Beginning with the Ionians (pre-Socratics), I find the ancient notion of philosophy (in the West) perfectly congruent with Buddhist and earlier Eastern notions of living skillfully (knowing one’s environment and responding intelligently to it, managing internal and external phenomena with intention in the manner of an ancient sage, yogi, or shaman). Of course there are windbags who affect expertise they don’t possess to make money or fame (the pretenders Plato casts as sophists). And many regard the alchemy of the philosophical bios as a questionable use of time (to put it kindly: witness Aristophanes’ satire of Socrates in the Clouds). But the concept of philosophy as something lived remains (and philosophers share a kind of cult, a religion that includes gods, offerings, taboos, and rituals that prepare philosophers for actions trivial and serious on the stage of human drama set by the cities and countryside they frequent). It remains right down to late antiquity (when the schools close under Justinian?).

At this point, things become hazy (for me). As near as I can tell, many philosophers continue to practice recognizable ancient forms of their vocation—without formal organization, or with some adjustment (converting to Christianity or moving to Persian territory in search of more lenient political regimes).
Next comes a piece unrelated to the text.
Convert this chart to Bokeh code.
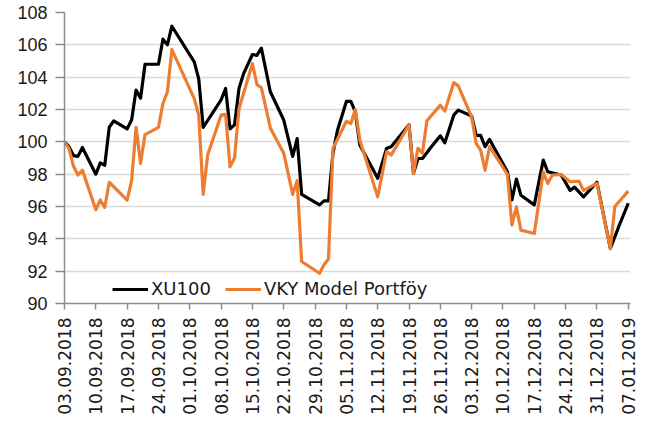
import math
import pandas as pd
from bokeh.plotting import figure
from bokeh.models import FixedTicker, DatetimeTickFormatter, Range1d
from bokeh.embed import file_html
from bokeh.resources import INLINE

# ---- data ----
xu100_dates = [
    "2018-09-03", "2018-09-04", "2018-09-05", "2018-09-06", "2018-09-07", "2018-09-10",
    "2018-09-11", "2018-09-12", "2018-09-13", "2018-09-14", "2018-09-17", "2018-09-18",
    "2018-09-19", "2018-09-20", "2018-09-21", "2018-09-24", "2018-09-25", "2018-09-26",
    "2018-09-27", "2018-10-02", "2018-10-03", "2018-10-04", "2018-10-08", "2018-10-09",
    "2018-10-10", "2018-10-11", "2018-10-12", "2018-10-13", "2018-10-15", "2018-10-16",
    "2018-10-17", "2018-10-19", "2018-10-22", "2018-10-24", "2018-10-25", "2018-10-26",
    "2018-10-30", "2018-10-31", "2018-11-01", "2018-11-02", "2018-11-03", "2018-11-05",
    "2018-11-06", "2018-11-07", "2018-11-08", "2018-11-12", "2018-11-14", "2018-11-15",
    "2018-11-19", "2018-11-20", "2018-11-21", "2018-11-22", "2018-11-24", "2018-11-26",
    "2018-11-27", "2018-11-29", "2018-11-30", "2018-12-03", "2018-12-04", "2018-12-05",
    "2018-12-06", "2018-12-07", "2018-12-11", "2018-12-12", "2018-12-13", "2018-12-14",
    "2018-12-17", "2018-12-19", "2018-12-20", "2018-12-23", "2018-12-25", "2018-12-26",
    "2018-12-28", "2018-12-31", "2019-01-03", "2019-01-05", "2019-01-07",
]
xu100_values = [
    100.0, 99.7, 99.15, 99.1, 99.65, 98.0,
    98.7, 98.55, 100.9, 101.3, 100.8, 101.35,
    103.2, 102.7, 104.8, 104.8, 106.35, 106.0,
    107.15, 104.95, 103.9, 100.9, 102.6, 103.3,
    100.8, 101.05, 103.3, 104.2, 105.4, 105.35,
    105.8, 103.1, 101.35, 99.1, 100.2, 96.75,
    96.1, 96.35, 96.35, 99.3, 100.7, 102.5,
    102.5, 101.85, 99.8, 97.75, 99.6, 99.7,
    101.05, 98.05, 98.97, 98.97, 99.7, 100.37,
    99.94, 101.65, 101.96, 101.6, 100.4, 100.4,
    99.7, 100.15, 98.15, 96.4, 97.7, 96.7,
    96.1, 98.87, 98.15, 97.95, 97.0, 97.2,
    96.6, 97.5, 93.4, 94.85, 96.2,
]

vky_dates = [
    "2018-09-03", "2018-09-04", "2018-09-05", "2018-09-06", "2018-09-07", "2018-09-10",
    "2018-09-11", "2018-09-12", "2018-09-13", "2018-09-17", "2018-09-18", "2018-09-19",
    "2018-09-20", "2018-09-21", "2018-09-24", "2018-09-25", "2018-09-26", "2018-09-27",
    "2018-10-02", "2018-10-03", "2018-10-04", "2018-10-05", "2018-10-08", "2018-10-09",
    "2018-10-10", "2018-10-11", "2018-10-12", "2018-10-15", "2018-10-16", "2018-10-17",
    "2018-10-19", "2018-10-22", "2018-10-24", "2018-10-25", "2018-10-26", "2018-10-30",
    "2018-10-31", "2018-11-01", "2018-11-02", "2018-11-05", "2018-11-06", "2018-11-07",
    "2018-11-08", "2018-11-12", "2018-11-14", "2018-11-15", "2018-11-19", "2018-11-20",
    "2018-11-21", "2018-11-22", "2018-11-23", "2018-11-26", "2018-11-27", "2018-11-29",
    "2018-11-30", "2018-12-03", "2018-12-04", "2018-12-05", "2018-12-06", "2018-12-07",
    "2018-12-11", "2018-12-12", "2018-12-13", "2018-12-14", "2018-12-17", "2018-12-19",
    "2018-12-20", "2018-12-21", "2018-12-23", "2018-12-25", "2018-12-27", "2018-12-28",
    "2018-12-31", "2019-01-03", "2019-01-04", "2019-01-07",
]
vky_values = [
    100.0, 99.6, 98.5, 97.95, 98.25, 95.8,
    96.4, 95.95, 97.5, 96.4, 97.6, 100.9,
    98.66, 100.45, 100.9, 102.37, 103.1, 105.7,
    102.67, 101.65, 96.75, 99.2, 101.65, 101.7,
    98.45, 99.0, 102.05, 104.84, 103.55, 103.35,
    100.86, 99.3, 96.75, 97.6, 92.6, 91.87,
    92.4, 92.75, 99.6, 101.27, 101.13, 102.0,
    100.1, 96.6, 99.4, 99.18, 101.05, 98.05,
    99.6, 99.3, 101.3, 102.27, 101.9, 103.66,
    103.46, 101.55, 99.9, 99.49, 98.25, 99.7,
    97.98, 94.85, 95.98, 94.54, 94.33, 98.15,
    97.42, 97.94, 97.98, 97.53, 97.57, 97.0,
    97.43, 93.4, 96.0, 96.95,
]

x_tick_dates = [
    "2018-09-03", "2018-09-10", "2018-09-17", "2018-09-24", "2018-10-01",
    "2018-10-08", "2018-10-15", "2018-10-22", "2018-10-29", "2018-11-05",
    "2018-11-12", "2018-11-19", "2018-11-26", "2018-12-03", "2018-12-10",
    "2018-12-17", "2018-12-24", "2018-12-31", "2019-01-07",
]
y_ticks = [90, 92, 94, 96, 98, 100, 102, 104, 106, 108]

series_names = ["XU100", "VKY Model Portföy"]
series_colors = ["#000000", "#ED7D31"]

# ---- build ----
xu_x = pd.to_datetime(xu100_dates)
vk_x = pd.to_datetime(vky_dates)
ticks_ms = [pd.Timestamp(d).value / 1e6 for d in x_tick_dates]

x_start = pd.Timestamp(x_tick_dates[0])
x_end = pd.Timestamp(x_tick_dates[-1]) + pd.Timedelta(hours=12)

p = figure(width=643, height=420, x_axis_type="datetime",
           output_backend="svg", toolbar_location=None,
           x_range=Range1d(x_start, x_end), y_range=Range1d(90, 108),
           min_border_left=64, min_border_right=13,
           min_border_top=12, min_border_bottom=117)
p.outline_line_color = None
p.background_fill_color = "white"
p.border_fill_color = "white"

p.line(xu_x, xu100_values, line_color=series_colors[0], line_width=3.2,
       line_join="round", legend_label=series_names[0])
p.line(vk_x, vky_values, line_color=series_colors[1], line_width=3.2,
       line_join="round", legend_label=series_names[1])

# axes
fmt = "%d.%m.%Y"
p.xaxis.ticker = FixedTicker(ticks=ticks_ms)
p.xaxis.formatter = DatetimeTickFormatter(
    microseconds=fmt, milliseconds=fmt, seconds=fmt, minsec=fmt, minutes=fmt,
    hourmin=fmt, hours=fmt, days=fmt, months=fmt, years=fmt)
p.xaxis.major_label_orientation = math.pi / 2
p.xaxis.major_label_text_font = "DejaVu Sans"
p.xaxis.major_label_text_font_size = "17px"
p.xaxis.major_label_text_color = "#1a1a1a"
p.xaxis.major_label_standoff = 8
p.xaxis.axis_line_color = "#8c8c8c"
p.xaxis.axis_line_width = 1.5
p.xaxis.major_tick_line_color = "#8c8c8c"
p.xaxis.major_tick_line_width = 1.5
p.xaxis.major_tick_out = 6
p.xaxis.major_tick_in = 0
p.xaxis.minor_tick_line_color = None

p.yaxis.ticker = FixedTicker(ticks=y_ticks)
p.yaxis.major_label_text_font = "Liberation Sans"
p.yaxis.major_label_text_font_size = "18px"
p.yaxis.major_label_text_color = "#1a1a1a"
p.yaxis.major_label_standoff = 8
p.yaxis.axis_line_color = "#8c8c8c"
p.yaxis.axis_line_width = 1.5
p.yaxis.major_tick_line_color = "#8c8c8c"
p.yaxis.major_tick_line_width = 1.5
p.yaxis.major_tick_out = 9
p.yaxis.major_tick_in = 0
p.yaxis.minor_tick_line_color = None

p.xgrid.visible = False
p.ygrid.grid_line_color = "#d9d9d9"
p.ygrid.grid_line_width = 1.5

# legend
lg = p.legend[0]
lg.orientation = "horizontal"
lg.location = (48, 4)
lg.margin = 0
lg.padding = 0
lg.spacing = 14
lg.glyph_width = 36
lg.label_standoff = 3
lg.label_text_font = "DejaVu Sans"
lg.label_text_font_size = "18px"
lg.label_text_color = "#1a1a1a"
lg.border_line_color = None
lg.background_fill_alpha = 0

open("out.html", "w").write(file_html(p, INLINE))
When philosophy re-emerges in the West (in the courts of Byzantine emperors, the notes of learned monks, the lectures of medieval cathedral schools), it is pedantic commentary on what has become an alien experience (the old religion that was ancient philosophy). People who live dedicated lives in the manner of the old philosophers are often unlearned friars or hermits (whose primary intellectual stimulus, where it exists, is more likely to come from Christian prayers and liturgy than from ancient relics of paganism). Meanwhile, people who study those relics, right up until the Renaissance, are motivated mostly by ‘idle’ (in the pejorative medieval sense) curiosity, which they attempt to redeem by inventing theology (the first modern science! and quite dismal, though it has some funny consequences, like Ramon Llull trying to convert Muslim philosophers to Christianity with logic: at least he recognized the futility of violence).
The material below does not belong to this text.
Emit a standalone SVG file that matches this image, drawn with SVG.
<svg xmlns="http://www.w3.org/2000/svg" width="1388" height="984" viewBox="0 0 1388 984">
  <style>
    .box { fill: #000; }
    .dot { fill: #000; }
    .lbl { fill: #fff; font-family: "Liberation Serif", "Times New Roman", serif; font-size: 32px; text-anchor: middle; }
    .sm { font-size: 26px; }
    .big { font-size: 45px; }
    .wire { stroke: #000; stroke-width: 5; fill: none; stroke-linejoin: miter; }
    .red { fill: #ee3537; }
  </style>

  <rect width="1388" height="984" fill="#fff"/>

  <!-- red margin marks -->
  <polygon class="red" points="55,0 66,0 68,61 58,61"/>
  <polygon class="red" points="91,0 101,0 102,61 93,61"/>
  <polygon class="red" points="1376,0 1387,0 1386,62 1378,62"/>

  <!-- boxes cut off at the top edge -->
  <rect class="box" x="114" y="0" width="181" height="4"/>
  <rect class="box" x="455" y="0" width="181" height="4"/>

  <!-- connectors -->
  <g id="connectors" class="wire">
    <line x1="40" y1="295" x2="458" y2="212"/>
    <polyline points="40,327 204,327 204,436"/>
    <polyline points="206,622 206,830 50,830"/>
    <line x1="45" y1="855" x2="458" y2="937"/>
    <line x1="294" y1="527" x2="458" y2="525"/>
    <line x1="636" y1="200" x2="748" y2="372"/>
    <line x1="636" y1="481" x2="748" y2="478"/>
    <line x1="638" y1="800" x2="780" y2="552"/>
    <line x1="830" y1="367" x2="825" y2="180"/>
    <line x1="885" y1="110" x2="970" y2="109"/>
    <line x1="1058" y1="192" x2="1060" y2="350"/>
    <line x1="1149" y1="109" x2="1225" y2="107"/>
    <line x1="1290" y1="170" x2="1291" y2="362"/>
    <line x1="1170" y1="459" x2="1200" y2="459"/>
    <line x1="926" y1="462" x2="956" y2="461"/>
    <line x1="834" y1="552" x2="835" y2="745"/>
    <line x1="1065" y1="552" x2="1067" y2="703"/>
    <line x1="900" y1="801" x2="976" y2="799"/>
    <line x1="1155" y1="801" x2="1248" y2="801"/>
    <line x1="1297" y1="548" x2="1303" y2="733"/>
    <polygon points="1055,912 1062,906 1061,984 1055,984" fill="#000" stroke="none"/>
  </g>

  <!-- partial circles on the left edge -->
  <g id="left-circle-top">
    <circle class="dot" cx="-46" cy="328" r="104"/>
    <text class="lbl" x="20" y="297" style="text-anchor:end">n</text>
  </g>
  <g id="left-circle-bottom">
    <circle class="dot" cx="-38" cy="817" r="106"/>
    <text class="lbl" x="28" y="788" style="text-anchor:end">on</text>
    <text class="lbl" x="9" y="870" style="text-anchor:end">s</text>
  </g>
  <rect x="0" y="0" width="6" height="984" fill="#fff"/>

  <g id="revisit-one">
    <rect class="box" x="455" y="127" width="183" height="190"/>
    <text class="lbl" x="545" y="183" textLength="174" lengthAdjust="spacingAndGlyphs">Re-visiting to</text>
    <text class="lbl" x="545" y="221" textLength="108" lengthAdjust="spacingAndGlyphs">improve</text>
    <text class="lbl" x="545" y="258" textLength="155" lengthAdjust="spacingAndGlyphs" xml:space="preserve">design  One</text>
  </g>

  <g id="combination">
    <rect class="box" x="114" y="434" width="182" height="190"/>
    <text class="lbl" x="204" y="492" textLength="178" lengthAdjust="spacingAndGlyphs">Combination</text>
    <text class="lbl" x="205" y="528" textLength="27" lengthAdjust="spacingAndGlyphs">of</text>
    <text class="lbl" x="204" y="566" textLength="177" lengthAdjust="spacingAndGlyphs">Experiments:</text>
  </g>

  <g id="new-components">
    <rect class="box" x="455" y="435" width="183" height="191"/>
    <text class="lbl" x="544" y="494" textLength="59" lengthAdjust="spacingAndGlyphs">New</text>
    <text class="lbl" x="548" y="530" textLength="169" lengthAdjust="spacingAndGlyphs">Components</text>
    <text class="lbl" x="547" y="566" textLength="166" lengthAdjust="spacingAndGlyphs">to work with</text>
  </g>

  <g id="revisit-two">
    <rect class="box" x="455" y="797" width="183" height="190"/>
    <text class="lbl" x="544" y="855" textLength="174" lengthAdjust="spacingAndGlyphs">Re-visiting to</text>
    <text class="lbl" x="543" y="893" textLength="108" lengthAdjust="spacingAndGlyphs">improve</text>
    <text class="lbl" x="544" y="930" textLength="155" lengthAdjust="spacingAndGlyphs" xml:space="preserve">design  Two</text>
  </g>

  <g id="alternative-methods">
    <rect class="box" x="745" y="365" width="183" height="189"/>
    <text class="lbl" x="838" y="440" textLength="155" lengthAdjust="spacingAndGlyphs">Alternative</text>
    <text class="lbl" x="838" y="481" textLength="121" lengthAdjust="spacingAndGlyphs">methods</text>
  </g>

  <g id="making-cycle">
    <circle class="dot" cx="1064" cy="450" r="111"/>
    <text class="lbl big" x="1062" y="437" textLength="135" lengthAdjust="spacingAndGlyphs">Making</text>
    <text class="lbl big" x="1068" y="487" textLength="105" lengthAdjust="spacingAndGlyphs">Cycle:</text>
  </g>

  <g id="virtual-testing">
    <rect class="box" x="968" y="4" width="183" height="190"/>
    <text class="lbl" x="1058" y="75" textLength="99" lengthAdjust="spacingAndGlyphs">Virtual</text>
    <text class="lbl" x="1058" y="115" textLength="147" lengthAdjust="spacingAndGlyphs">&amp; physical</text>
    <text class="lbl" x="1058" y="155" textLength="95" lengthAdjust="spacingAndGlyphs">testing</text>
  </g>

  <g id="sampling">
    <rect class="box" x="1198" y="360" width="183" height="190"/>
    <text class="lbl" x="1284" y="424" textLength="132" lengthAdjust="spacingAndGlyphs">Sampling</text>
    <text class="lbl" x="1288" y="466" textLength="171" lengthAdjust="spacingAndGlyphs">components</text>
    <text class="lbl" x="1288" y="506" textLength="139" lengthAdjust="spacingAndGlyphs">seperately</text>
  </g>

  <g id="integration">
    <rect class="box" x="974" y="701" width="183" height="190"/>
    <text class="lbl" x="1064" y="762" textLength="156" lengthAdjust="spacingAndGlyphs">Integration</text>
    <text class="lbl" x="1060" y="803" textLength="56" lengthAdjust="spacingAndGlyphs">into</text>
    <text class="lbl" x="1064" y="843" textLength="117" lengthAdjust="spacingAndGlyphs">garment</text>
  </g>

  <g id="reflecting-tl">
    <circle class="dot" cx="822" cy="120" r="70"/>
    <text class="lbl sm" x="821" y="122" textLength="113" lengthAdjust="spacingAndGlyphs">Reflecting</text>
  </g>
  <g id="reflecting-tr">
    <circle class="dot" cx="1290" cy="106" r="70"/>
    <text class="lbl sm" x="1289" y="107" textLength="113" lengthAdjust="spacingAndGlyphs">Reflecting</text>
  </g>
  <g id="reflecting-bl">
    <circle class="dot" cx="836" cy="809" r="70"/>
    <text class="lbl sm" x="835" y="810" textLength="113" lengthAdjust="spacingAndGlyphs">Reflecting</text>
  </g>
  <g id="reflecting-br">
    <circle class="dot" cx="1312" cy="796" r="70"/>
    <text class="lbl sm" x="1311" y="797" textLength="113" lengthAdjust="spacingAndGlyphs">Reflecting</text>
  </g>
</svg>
Hunting proof that God really exists in a particular and predictable way, Western theologians stumble into the Enlightenment (with absurd hopes of understanding all things, hopes that many ancient Greek philosophers would have joined generations of Indians and Chinese—Ajivikas, Carvakas, Buddhists, Daoists—in deploring). From the Enlightenment, the Western theologian emerges transformed into the professor, a pedant in love with this unique idol of Reason, an image (Greek εἴδωλον) that exists without any obvious grounding in historical experience or culture (since he inherits it reading from old texts whose practical historical circumstances have vanished: he is reading the liturgy for rites he has never seen, let alone participated in). And so today, we find a strange disjunction between philosophy in the West, such as it is (a rational mind cut off from irrational passions), and philosophy in the East (which has never lost the sense that humanities we cultivate must cohere to inform some kind of human life good in its entirety, its rational and irrational parts: the mind is an expression of the passions, a tool of the passions, something we develop not to overwhelm but to guide and enjoy them safely).

That is, more or less, the territory I see my project covering (with a great many detours to discuss ideas and practices that we have forgotten in the West). I freely confess that I am rather crazy, that some of my passion for this vision of Western philosophy comes from a personal perspective that involves me playing a role in my own society not altogether unlike that of the ancient Cynic. I seek a simpler life, closer to nature than history places me—and my best position in society appears to involve more ridicule or indifference than plaudits. I have no great track record in publications, little interest or money for academic conferences, and much of what I think about philosophy and humanities flies directly in the face of the modern American university. Like Diogenes, I deface the currency.